### Directions:
Reproduce exactly the lines starting at the line that contains "Output the Python" and ending at the line that contains "122, 252, 345, 455]". Omit pictures.
----
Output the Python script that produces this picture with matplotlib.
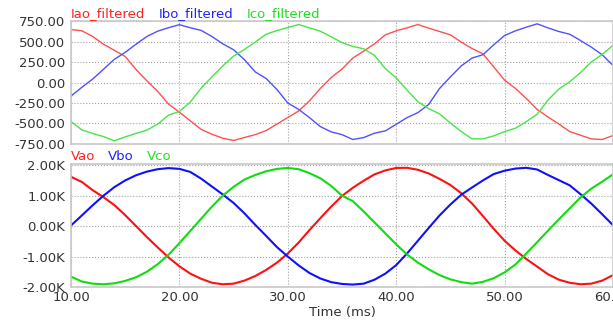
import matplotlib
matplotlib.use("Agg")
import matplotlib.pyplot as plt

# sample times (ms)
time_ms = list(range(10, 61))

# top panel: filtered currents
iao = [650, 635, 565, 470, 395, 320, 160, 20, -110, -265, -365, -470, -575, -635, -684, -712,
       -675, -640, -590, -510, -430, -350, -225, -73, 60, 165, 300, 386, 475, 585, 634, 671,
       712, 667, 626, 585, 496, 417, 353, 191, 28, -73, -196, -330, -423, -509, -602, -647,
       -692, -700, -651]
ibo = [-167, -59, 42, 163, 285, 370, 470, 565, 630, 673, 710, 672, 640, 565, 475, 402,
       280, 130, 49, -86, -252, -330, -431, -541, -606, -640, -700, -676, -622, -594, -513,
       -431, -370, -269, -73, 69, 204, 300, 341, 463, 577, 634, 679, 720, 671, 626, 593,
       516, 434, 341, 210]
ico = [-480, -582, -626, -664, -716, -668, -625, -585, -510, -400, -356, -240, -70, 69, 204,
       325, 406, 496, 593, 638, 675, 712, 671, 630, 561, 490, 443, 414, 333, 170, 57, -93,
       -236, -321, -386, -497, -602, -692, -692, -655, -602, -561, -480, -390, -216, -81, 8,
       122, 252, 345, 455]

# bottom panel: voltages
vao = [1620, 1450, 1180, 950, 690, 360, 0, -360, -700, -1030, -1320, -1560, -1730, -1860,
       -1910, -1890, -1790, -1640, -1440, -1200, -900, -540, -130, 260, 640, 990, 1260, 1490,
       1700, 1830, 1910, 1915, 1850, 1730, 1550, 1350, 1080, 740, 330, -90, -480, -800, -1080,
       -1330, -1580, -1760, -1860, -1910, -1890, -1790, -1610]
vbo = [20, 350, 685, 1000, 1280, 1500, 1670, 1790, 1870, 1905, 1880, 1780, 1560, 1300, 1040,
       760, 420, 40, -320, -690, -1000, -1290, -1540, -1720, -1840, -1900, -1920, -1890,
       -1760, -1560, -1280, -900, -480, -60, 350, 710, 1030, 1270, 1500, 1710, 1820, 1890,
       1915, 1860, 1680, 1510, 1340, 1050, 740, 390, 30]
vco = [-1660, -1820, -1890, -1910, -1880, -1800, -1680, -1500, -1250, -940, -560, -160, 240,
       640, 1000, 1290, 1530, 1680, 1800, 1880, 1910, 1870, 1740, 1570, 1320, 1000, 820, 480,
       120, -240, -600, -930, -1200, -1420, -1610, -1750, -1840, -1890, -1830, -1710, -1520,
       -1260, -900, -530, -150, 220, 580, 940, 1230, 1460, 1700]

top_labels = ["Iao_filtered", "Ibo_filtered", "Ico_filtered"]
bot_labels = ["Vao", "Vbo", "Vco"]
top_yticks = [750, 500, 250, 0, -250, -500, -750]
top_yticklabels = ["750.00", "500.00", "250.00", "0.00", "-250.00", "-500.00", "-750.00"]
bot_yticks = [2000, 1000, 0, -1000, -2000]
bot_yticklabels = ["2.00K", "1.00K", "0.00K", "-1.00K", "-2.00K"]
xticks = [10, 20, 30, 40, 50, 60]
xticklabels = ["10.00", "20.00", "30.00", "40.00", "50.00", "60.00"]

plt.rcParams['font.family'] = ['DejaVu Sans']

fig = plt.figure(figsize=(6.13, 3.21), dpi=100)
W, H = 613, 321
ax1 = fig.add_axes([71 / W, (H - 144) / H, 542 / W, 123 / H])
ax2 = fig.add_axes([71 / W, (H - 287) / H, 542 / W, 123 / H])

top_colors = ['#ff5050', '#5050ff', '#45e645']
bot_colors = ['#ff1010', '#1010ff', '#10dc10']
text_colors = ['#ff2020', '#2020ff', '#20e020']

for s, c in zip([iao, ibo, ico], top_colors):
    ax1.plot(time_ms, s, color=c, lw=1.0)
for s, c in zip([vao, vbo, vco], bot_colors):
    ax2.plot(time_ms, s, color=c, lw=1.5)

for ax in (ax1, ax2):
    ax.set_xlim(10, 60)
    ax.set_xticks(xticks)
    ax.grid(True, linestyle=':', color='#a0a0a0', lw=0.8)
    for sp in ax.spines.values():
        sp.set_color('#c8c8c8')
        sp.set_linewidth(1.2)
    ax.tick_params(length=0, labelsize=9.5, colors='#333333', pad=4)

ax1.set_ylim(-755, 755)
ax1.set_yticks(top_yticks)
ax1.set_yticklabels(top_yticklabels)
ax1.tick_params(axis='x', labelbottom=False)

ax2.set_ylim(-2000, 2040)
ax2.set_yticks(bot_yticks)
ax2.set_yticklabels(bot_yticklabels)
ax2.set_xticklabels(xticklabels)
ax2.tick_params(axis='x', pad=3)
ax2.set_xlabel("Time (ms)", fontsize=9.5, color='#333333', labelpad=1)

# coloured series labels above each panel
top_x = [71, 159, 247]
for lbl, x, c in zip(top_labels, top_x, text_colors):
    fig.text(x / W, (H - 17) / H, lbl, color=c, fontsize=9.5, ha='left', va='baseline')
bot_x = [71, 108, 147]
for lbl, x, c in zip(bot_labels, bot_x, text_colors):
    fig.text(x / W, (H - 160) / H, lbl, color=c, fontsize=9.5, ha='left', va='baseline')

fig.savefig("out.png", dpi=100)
----
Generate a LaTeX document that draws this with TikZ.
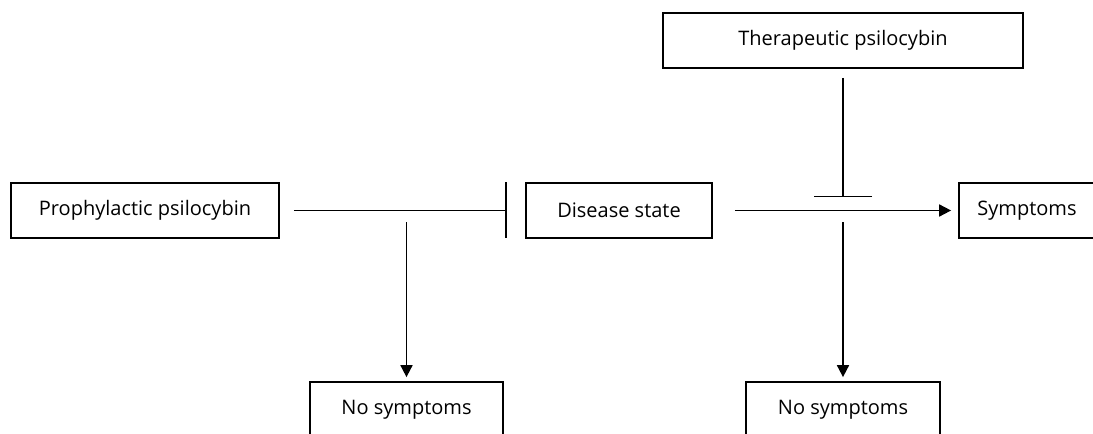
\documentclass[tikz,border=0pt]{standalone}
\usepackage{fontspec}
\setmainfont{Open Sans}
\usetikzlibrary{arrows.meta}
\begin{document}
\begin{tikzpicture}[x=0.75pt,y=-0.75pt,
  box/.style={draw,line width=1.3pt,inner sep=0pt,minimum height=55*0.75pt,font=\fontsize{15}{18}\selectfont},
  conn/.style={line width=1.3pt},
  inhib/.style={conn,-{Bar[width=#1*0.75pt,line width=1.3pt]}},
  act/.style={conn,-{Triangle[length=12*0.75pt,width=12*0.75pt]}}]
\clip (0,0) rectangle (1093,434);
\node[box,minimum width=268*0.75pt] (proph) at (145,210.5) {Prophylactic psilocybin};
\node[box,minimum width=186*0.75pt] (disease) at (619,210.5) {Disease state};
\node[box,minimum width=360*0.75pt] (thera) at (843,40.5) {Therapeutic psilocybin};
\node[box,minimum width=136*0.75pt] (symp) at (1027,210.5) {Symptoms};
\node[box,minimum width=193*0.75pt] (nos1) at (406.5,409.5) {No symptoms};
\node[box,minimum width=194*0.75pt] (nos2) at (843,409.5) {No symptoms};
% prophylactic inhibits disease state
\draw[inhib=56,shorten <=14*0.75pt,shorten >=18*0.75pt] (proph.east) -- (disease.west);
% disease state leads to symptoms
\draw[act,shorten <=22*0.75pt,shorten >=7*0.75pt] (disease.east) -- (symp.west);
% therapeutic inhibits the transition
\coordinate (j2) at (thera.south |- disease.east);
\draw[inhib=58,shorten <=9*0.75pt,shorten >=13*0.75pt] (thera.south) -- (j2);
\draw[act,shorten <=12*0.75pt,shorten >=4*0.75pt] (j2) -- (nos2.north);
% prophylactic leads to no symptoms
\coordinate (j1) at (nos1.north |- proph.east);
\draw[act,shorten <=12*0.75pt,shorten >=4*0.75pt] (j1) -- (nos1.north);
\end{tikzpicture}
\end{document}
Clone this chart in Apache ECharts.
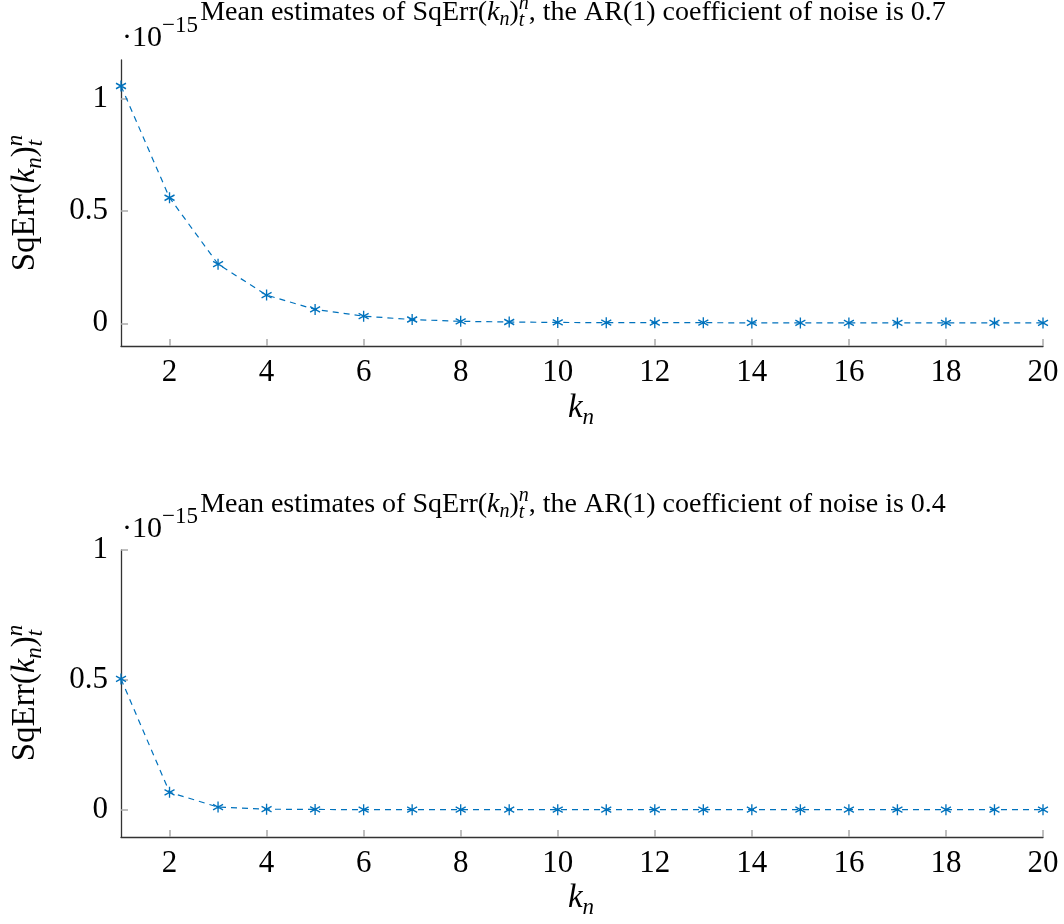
----
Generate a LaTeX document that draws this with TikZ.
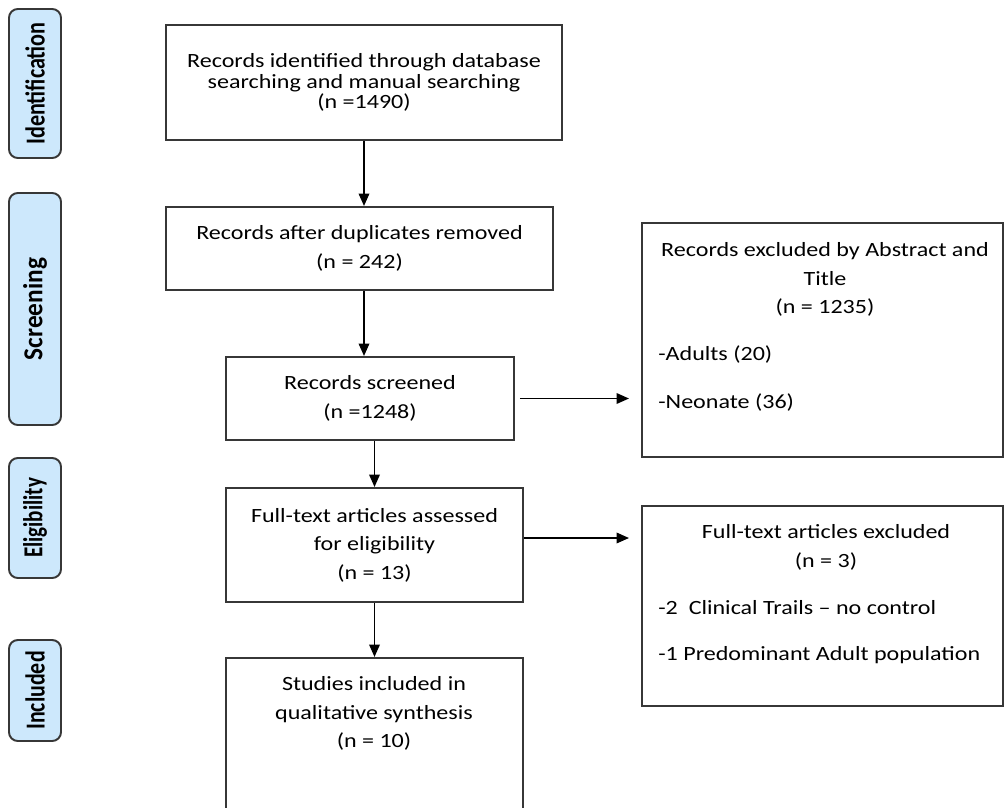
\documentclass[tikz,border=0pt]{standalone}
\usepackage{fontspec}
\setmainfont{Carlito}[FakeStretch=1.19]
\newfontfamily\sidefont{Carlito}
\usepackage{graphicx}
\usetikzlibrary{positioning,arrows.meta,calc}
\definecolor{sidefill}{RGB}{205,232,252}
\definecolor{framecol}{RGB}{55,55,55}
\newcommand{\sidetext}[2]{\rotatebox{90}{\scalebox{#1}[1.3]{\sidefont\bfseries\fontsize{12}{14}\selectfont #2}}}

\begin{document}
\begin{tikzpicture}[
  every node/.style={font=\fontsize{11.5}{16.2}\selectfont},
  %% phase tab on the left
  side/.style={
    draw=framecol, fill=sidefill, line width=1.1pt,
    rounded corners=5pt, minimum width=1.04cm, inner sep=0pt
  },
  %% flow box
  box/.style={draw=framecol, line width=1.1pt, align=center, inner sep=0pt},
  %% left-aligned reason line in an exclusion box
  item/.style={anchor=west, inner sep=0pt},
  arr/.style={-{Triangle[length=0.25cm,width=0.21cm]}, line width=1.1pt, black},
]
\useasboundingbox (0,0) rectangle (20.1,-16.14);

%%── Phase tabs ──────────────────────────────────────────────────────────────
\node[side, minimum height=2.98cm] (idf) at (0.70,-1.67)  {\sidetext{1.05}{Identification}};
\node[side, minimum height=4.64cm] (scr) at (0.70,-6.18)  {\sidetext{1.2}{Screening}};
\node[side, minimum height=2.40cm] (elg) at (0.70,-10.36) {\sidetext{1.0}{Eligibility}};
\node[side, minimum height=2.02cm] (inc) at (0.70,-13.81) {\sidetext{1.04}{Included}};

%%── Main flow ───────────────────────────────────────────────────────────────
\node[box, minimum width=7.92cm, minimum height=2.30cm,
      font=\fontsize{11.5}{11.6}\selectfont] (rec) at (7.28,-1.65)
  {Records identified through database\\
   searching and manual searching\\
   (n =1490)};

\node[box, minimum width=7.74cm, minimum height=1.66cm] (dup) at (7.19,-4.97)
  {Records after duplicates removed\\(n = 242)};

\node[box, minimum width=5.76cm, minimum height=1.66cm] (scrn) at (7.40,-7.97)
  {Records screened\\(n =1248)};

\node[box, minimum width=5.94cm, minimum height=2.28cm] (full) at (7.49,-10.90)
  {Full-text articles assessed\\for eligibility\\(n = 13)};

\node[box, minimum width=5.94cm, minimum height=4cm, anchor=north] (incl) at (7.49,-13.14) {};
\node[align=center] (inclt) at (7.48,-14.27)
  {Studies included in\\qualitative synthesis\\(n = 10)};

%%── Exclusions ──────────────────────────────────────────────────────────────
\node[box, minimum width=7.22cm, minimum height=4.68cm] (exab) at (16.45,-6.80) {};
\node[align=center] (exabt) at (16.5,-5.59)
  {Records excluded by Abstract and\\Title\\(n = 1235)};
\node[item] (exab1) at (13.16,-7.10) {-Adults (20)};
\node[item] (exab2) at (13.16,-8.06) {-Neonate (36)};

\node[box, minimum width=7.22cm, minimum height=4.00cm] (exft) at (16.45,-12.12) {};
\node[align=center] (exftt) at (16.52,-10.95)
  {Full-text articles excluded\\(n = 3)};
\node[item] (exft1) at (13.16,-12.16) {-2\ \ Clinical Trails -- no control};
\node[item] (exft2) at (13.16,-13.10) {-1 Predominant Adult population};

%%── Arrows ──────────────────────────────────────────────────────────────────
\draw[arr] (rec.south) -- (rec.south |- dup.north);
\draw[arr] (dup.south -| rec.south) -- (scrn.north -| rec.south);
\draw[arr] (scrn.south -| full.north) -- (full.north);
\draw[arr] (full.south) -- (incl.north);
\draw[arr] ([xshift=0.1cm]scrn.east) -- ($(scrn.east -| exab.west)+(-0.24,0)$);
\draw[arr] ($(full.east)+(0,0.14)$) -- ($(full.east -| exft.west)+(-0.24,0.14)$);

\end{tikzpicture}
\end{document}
----
### Result for this task:
Output the Python script that produces this picture with matplotlib.
import matplotlib
matplotlib.use("Agg")
import matplotlib.pyplot as plt

# sample times (ms)
time_ms = list(range(10, 61))

# top panel: filtered currents
iao = [650, 635, 565, 470, 395, 320, 160, 20, -110, -265, -365, -470, -575, -635, -684, -712,
       -675, -640, -590, -510, -430, -350, -225, -73, 60, 165, 300, 386, 475, 585, 634, 671,
       712, 667, 626, 585, 496, 417, 353, 191, 28, -73, -196, -330, -423, -509, -602, -647,
       -692, -700, -651]
ibo = [-167, -59, 42, 163, 285, 370, 470, 565, 630, 673, 710, 672, 640, 565, 475, 402,
       280, 130, 49, -86, -252, -330, -431, -541, -606, -640, -700, -676, -622, -594, -513,
       -431, -370, -269, -73, 69, 204, 300, 341, 463, 577, 634, 679, 720, 671, 626, 593,
       516, 434, 341, 210]
ico = [-480, -582, -626, -664, -716, -668, -625, -585, -510, -400, -356, -240, -70, 69, 204,
       325, 406, 496, 593, 638, 675, 712, 671, 630, 561, 490, 443, 414, 333, 170, 57, -93,
       -236, -321, -386, -497, -602, -692, -692, -655, -602, -561, -480, -390, -216, -81, 8,
       122, 252, 345, 455]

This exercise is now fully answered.